I’d suggest a deeper investigation into the philosophy behind such devices and comparing it to the equipment you use and their patterns of operation. As far as I was aware, the main way you save energy by reducing supply voltage is through any simplistic, largely resistive loads you have connected to the mains, and that run either continuously or on a set pattern. EG incandescent or halogen lighting, ventilation fans, vacuum cleaner motors, non-thermostat controlled heating / cooling / AC and so on. Those all have power consumption that varies as the square of input voltage, as the current flowing through them is equal to voltage divided by internal resistance, and power is equal to voltage times current. With there being no change to the duty cycle or said resistance based on any influence the device has on its environment.
Essentially, it’s the same as replacing those lights, motors or heating elements with lower-wattage (higher resistance) types, but doing so on a bulk basis across your entire site. If you don’t want to go to the trouble and expense of changing them all directly, and maybe want the ability to vary the line voltage if needs be (boosting the lights or ventilation back to original levels when the site is in heavy use, but cutting it back to a minimal level when essentially shut down), installing such a regulator could be a considerable money saver not just in terms of electrical units used but also the materials and work involved in actively downrating everything.
If you’re largely using anything that has a more sophisticated power supply or transformer/regulator between it and the mains supply (any computer or similar electronic device you could name made in the last 25-30 years, just for starters, as well as most CFLs or LEDs; dimmables are a mixed bag, some won’t show any change until the input voltage drops considerably, others will dim noticeably just in response to regular mains fluctuations, but in either case the relationship is under electronic control and not a simple linear change of current under voltage control), or that is expected to do a particular amount of work regardless of supply voltage (a lift that has to move a certain amount of weight through a certain vertical distance, electrically heated water boilers/immersion heaters, ovens/furnaces/heating systems or fridges/dehumidifier/AC systems that maintain a particular internal temperature or humidity level using a thermostat, arc welders, electromagnets, battery chargers etc), then it’ll be of little use. All it’ll really do is make some things work harder, and possibly less efficiently or effectively if that ends up pushing them into a 100% duty cycle or otherwise outside of their normal operating parameters. Some of them will do the same job, and use the same power, but do it slower and create the temptation to replace them with higher powered models anyway. Quite likely for a lot of them you just won’t see any functional difference, because their power supplies will adapt to provide the exact same DC voltages and currents on their business side, just drawing higher current from the mains to compensate for the lower voltage on that side, multiplying to the same power in the end.

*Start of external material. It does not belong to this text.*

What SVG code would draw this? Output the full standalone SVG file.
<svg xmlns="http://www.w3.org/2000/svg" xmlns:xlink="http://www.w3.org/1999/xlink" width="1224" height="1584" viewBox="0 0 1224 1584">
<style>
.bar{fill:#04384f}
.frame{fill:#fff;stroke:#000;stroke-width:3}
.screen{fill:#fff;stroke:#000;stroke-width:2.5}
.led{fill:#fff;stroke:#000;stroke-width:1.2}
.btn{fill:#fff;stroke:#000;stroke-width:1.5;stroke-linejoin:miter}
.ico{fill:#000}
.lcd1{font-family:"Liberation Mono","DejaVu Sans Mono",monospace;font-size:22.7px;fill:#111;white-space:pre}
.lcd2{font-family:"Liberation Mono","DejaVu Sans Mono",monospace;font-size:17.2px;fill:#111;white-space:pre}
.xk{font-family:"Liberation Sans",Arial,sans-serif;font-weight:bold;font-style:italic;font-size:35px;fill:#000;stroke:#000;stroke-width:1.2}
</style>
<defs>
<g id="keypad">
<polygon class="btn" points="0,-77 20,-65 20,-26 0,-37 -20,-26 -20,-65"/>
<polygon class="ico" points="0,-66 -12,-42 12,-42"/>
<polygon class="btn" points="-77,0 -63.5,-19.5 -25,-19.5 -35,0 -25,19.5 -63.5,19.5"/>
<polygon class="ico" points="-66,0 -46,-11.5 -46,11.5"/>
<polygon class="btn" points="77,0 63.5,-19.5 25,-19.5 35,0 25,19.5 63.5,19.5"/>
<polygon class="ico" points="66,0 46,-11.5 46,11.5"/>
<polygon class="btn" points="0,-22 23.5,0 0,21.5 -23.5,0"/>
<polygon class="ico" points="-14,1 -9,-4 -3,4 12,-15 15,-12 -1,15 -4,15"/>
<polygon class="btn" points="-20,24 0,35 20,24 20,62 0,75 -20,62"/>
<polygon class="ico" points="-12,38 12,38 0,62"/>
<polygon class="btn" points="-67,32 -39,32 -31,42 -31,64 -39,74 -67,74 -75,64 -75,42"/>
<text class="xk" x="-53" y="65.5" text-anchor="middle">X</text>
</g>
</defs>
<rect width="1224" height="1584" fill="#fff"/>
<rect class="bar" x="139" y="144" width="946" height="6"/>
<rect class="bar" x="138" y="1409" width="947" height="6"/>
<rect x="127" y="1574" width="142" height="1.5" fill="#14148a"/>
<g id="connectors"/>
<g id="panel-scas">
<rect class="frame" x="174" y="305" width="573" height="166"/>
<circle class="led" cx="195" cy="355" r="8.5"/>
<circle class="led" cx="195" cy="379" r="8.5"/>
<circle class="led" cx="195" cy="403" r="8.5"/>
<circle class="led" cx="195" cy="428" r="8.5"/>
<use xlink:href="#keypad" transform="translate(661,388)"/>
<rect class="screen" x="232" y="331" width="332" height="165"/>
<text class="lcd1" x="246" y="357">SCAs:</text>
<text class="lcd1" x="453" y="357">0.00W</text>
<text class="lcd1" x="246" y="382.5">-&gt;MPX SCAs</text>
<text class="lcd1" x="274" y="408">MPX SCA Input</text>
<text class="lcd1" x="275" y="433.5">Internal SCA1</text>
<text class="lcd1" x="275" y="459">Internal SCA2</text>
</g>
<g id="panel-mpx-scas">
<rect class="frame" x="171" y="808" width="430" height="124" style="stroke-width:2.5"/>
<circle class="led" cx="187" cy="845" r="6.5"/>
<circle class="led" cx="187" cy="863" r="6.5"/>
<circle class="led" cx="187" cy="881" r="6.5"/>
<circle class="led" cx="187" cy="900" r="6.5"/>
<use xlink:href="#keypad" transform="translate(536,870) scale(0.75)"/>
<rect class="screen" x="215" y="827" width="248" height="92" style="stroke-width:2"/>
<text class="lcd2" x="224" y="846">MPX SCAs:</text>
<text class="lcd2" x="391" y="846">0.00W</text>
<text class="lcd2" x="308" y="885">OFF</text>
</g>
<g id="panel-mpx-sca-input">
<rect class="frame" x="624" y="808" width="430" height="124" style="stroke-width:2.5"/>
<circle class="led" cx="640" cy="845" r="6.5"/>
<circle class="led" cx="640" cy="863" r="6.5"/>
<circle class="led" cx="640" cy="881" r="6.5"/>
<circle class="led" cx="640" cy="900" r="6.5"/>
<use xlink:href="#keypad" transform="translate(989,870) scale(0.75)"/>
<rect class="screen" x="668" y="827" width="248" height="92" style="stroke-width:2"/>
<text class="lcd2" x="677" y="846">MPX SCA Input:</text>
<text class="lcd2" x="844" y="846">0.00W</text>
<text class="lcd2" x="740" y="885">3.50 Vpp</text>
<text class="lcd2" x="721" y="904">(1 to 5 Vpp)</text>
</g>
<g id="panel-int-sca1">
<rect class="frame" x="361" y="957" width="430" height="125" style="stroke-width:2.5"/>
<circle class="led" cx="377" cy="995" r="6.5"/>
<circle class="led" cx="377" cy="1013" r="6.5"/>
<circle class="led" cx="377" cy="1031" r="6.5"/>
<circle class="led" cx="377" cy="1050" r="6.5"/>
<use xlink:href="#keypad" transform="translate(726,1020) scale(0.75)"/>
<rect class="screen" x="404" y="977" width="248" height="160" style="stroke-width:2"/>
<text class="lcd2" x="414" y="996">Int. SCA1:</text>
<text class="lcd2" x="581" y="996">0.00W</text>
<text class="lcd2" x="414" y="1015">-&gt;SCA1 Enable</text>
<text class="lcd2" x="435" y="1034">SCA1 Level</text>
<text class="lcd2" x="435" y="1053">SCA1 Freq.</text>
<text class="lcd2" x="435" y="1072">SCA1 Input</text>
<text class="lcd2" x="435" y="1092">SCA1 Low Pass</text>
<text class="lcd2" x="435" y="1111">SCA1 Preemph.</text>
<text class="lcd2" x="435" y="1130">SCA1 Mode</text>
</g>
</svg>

Which I have to qualify with a warning that if the connected equipment already runs quite close to the rated limits of its supply cable or circuit you may end up blowing fuses, as the current ends up exceeding that limit (usually it’s more current that’s the issue than voltage, for cable/circuit safety - though it’s (extremely high) voltage that causes arcing, it current that which causes potentially catastrophic heat buildup).

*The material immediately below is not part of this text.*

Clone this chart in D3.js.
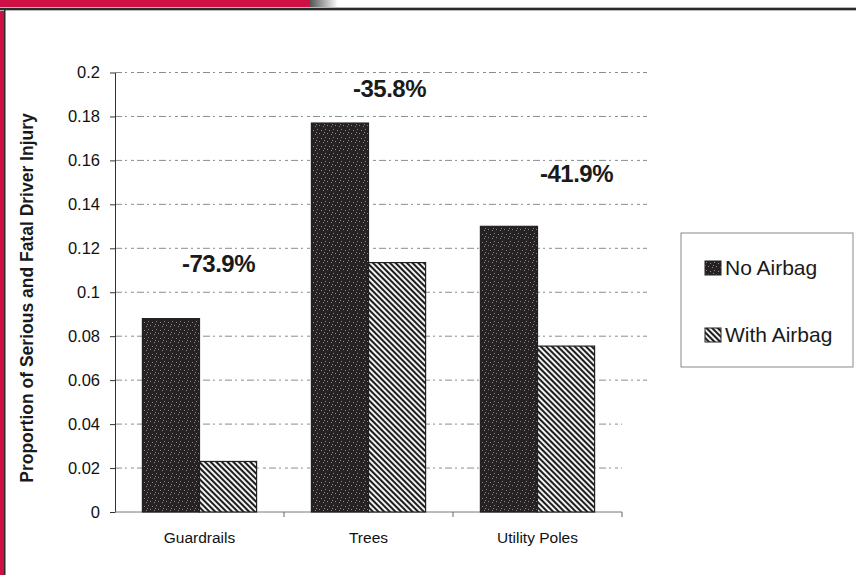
<!DOCTYPE html>
<html>
<head>
<meta charset="utf-8">
<script src="https://cdn.jsdelivr.net/npm/d3@7"></script>
<style>
  html, body { margin: 0; padding: 0; background: #fff; }
  svg { display: block; font-family: Arial, "Liberation Sans", sans-serif; }
</style>
</head>
<body>
<div id="chart"></div>
<script>
// data
const categories = ["Guardrails", "Trees", "Utility Poles"];
const series = ["No Airbag", "With Airbag"];
const noAirbag = [0.088, 0.177, 0.130];
const withAirbag = [0.023, 0.1135, 0.0755];
const changeLabels = ["-73.9%", "-35.8%", "-41.9%"];
const yTicks = [0, 0.02, 0.04, 0.06, 0.08, 0.1, 0.12, 0.14, 0.16, 0.18, 0.2];
const yTickLabels = ["0", "0.02", "0.04", "0.06", "0.08", "0.1", "0.12", "0.14", "0.16", "0.18", "0.2"];

const W = 856, H = 575;
const red = "#cf1045";

const svg = d3.select("#chart").append("svg")
    .attr("width", W)
    .attr("height", H);

const defs = svg.append("defs");

// dark mottled fill for "No Airbag"
const dark = defs.append("pattern")
    .attr("id", "darkFill")
    .attr("patternUnits", "userSpaceOnUse")
    .attr("width", 8).attr("height", 8);
dark.append("rect").attr("width", 8).attr("height", 8).attr("fill", "#262223");
[[1, 1], [5, 2], [3, 5], [7, 6], [0, 4]].forEach(p => {
    dark.append("rect").attr("x", p[0]).attr("y", p[1])
        .attr("width", 1).attr("height", 1).attr("fill", "#8a8a8a");
});

// diagonal hatch for "With Airbag"
const hatch = defs.append("pattern")
    .attr("id", "hatchFill")
    .attr("patternUnits", "userSpaceOnUse")
    .attr("width", 4).attr("height", 4)
    .attr("patternTransform", "rotate(-45)");
hatch.append("rect").attr("width", 4).attr("height", 4).attr("fill", "#f2f2f2");
hatch.append("rect").attr("width", 2).attr("height", 4).attr("fill", "#1e1e1e");

// page frame: red band + dark rule
const grad = defs.append("linearGradient").attr("id", "fade");
grad.append("stop").attr("offset", "0%").attr("stop-color", "#555");
grad.append("stop").attr("offset", "100%").attr("stop-color", "#fff");

svg.append("rect").attr("x", 0).attr("y", 0).attr("width", 310).attr("height", 8).attr("fill", red);
svg.append("rect").attr("x", 310).attr("y", 0).attr("width", 28).attr("height", 8).attr("fill", "url(#fade)");
svg.append("rect").attr("x", 0).attr("y", 0).attr("width", 4).attr("height", H).attr("fill", red);
svg.append("rect").attr("x", 0).attr("y", 7).attr("width", W).attr("height", 4).attr("fill", "#b8b8b8");
svg.append("rect").attr("x", 0).attr("y", 8).attr("width", W).attr("height", 2).attr("fill", "#2a2a2a");
svg.append("rect").attr("x", 4).attr("y", 8).attr("width", 1.5).attr("height", H).attr("fill", "#2a2a2a");

// scales
const plot = { left: 115, right: 622, top: 72.5, bottom: 512 };

const x0 = d3.scaleBand()
    .domain(categories)
    .range([plot.left, plot.right])
    .padding(0);

const x1 = d3.scaleBand()
    .domain(series)
    .range([0, x0.bandwidth()])
    .paddingInner(0)
    .paddingOuter(0.48);

const y = d3.scaleLinear()
    .domain([0, 0.2])
    .range([plot.bottom, plot.top]);

// gridlines
svg.append("g")
    .selectAll("line")
    .data(yTicks.filter(d => d > 0))
    .join("line")
    .attr("x1", plot.left)
    .attr("x2", d => d >= 0.06 ? 647 : plot.right)
    .attr("y1", d => y(d))
    .attr("y2", d => y(d))
    .attr("stroke", "#8c8c8c")
    .attr("stroke-width", 1)
    .attr("stroke-dasharray", "7,3,2,4,3,3");

// y axis
const yAxis = svg.append("g")
    .attr("transform", `translate(${plot.left},0)`)
    .call(d3.axisLeft(y)
        .tickValues(yTicks)
        .tickFormat((d, i) => yTickLabels[i])
        .tickSizeInner(5)
        .tickSizeOuter(0)
        .tickPadding(10));
yAxis.select(".domain").attr("stroke", "#333");
yAxis.selectAll(".tick line").attr("stroke", "#333");
yAxis.selectAll("text")
    .attr("fill", "#111")
    .style("font-size", "16.5px")
    .style("font-family", "Arial, 'Liberation Sans', sans-serif");

// x axis (ticks between categories)
const xAxis = svg.append("g")
    .attr("transform", `translate(0,${plot.bottom})`);
xAxis.append("line")
    .attr("x1", plot.left).attr("x2", plot.right)
    .attr("stroke", "#777");
xAxis.selectAll(".sep")
    .data(categories)
    .join("line")
    .attr("class", "sep")
    .attr("x1", d => x0(d) + x0.bandwidth())
    .attr("x2", d => x0(d) + x0.bandwidth())
    .attr("y1", 0).attr("y2", 5)
    .attr("stroke", "#666");
xAxis.selectAll("text")
    .data(categories)
    .join("text")
    .attr("x", d => x0(d) + x0.bandwidth() / 2)
    .attr("y", 31)
    .attr("text-anchor", "middle")
    .attr("fill", "#111")
    .style("font-size", "15.5px")
    .text(d => d);

// bars
const rows = categories.map((c, i) => ({ cat: c, values: [noAirbag[i], withAirbag[i]] }));
const fills = ["url(#darkFill)", "url(#hatchFill)"];

svg.append("g")
    .selectAll("g")
    .data(rows)
    .join("g")
    .attr("transform", d => `translate(${x0(d.cat)},0)`)
    .selectAll("rect")
    .data(d => d.values.map((v, j) => ({ s: series[j], v: v, j: j })))
    .join("rect")
    .attr("x", d => x1(d.s))
    .attr("y", d => y(d.v))
    .attr("width", x1.bandwidth())
    .attr("height", d => y(0) - y(d.v))
    .attr("fill", d => fills[d.j])
    .attr("stroke", "#222")
    .attr("stroke-width", 1.2);

// percent change labels (annotation placement, in value units + pixel nudge)
const labelAt = [0.109, 0.189, 0.150];
const labelDx = [19, 21, 39];
svg.append("g")
    .selectAll("text")
    .data(changeLabels)
    .join("text")
    .attr("x", (d, i) => x0(categories[i]) + x0.bandwidth() / 2 + labelDx[i])
    .attr("y", (d, i) => y(labelAt[i]))
    .attr("text-anchor", "middle")
    .attr("fill", "#1a1a1a")
    .style("font-size", "24px")
    .style("font-weight", "bold")
    .style("letter-spacing", "-0.5px")
    .text(d => d);

// y axis title
svg.append("text")
    .attr("transform", "translate(33,298) rotate(-90)")
    .attr("text-anchor", "middle")
    .attr("fill", "#1a1a1a")
    .style("font-size", "17.5px")
    .style("font-weight", "bold")
    .text("Proportion of Serious and Fatal Driver Injury");

// legend
const legend = svg.append("g").attr("transform", "translate(681,233)");
legend.append("rect")
    .attr("width", 172).attr("height", 134)
    .attr("fill", "#fff")
    .attr("stroke", "#8a8a8a")
    .attr("stroke-width", 1);
const items = legend.selectAll(".item")
    .data(series)
    .join("g")
    .attr("class", "item")
    .attr("transform", (d, i) => `translate(24,${28 + i * 67})`);
items.append("rect")
    .attr("width", 16).attr("height", 14)
    .attr("fill", (d, i) => fills[i])
    .attr("stroke", "#222");
items.append("text")
    .attr("x", 20)
    .attr("y", 14)
    .attr("fill", "#1a1a1a")
    .style("font-size", "21px")
    .text(d => d);
</script>
</body>
</html>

Rule of thumb question is, when the local grid undergoes a quite obvious switch with an up or down jump in voltage, can you detect a difference in the operation of the device, AND does it moderate its operation with any kind of feedback sensor affected by the machine itself (other than maybe a photodiode - you can’t really influence sunlight the same way you might internal temperature, and the borderline effects don’t change much between a 25w bulb and a 150w one because they’re both very dim vs the sun). If the answer to the first part is yes, AND the second part is no, then it’s worth doing. Otherwise, maybe not.
EG, do you notice a continually-lit (or PIR sensor triggered) lightbulb changing its brightness in response to the switch, or a continually running motor subtly changing its speed? Heating and cooling effects are rather harder to judge, but generally if there’s a thermostat involved, the total amount of energy consumed won’t change much in response to altered input voltage, you’ll just have to wait longer for the element / compressor to switch off each time it turns on. There might be a slight saving from the heated/cooled enclosure spending more time closer to the temperature of the outside environment and so having a weaker energy gradient on average, but that essentially just points to it not working as well as it should.
In all cases, if you have less power running through your meter, the equipment you power will be doing less work. The choice comes from whether or not all that work is being made use of, or whether a lot of it is essentially wasted, and if you have any other practical way of reducing that waste. If you have something that’s running continually when it could actually be turned off half the time, you may be much better off installing some kind of simple switch on its circuit or replacing it with a radically more efficient alternative, instead of installing an expensive voltage chopper that will produce a more fractional saving, may have an untoward effect on other equipment, and has a nonzero line load itself.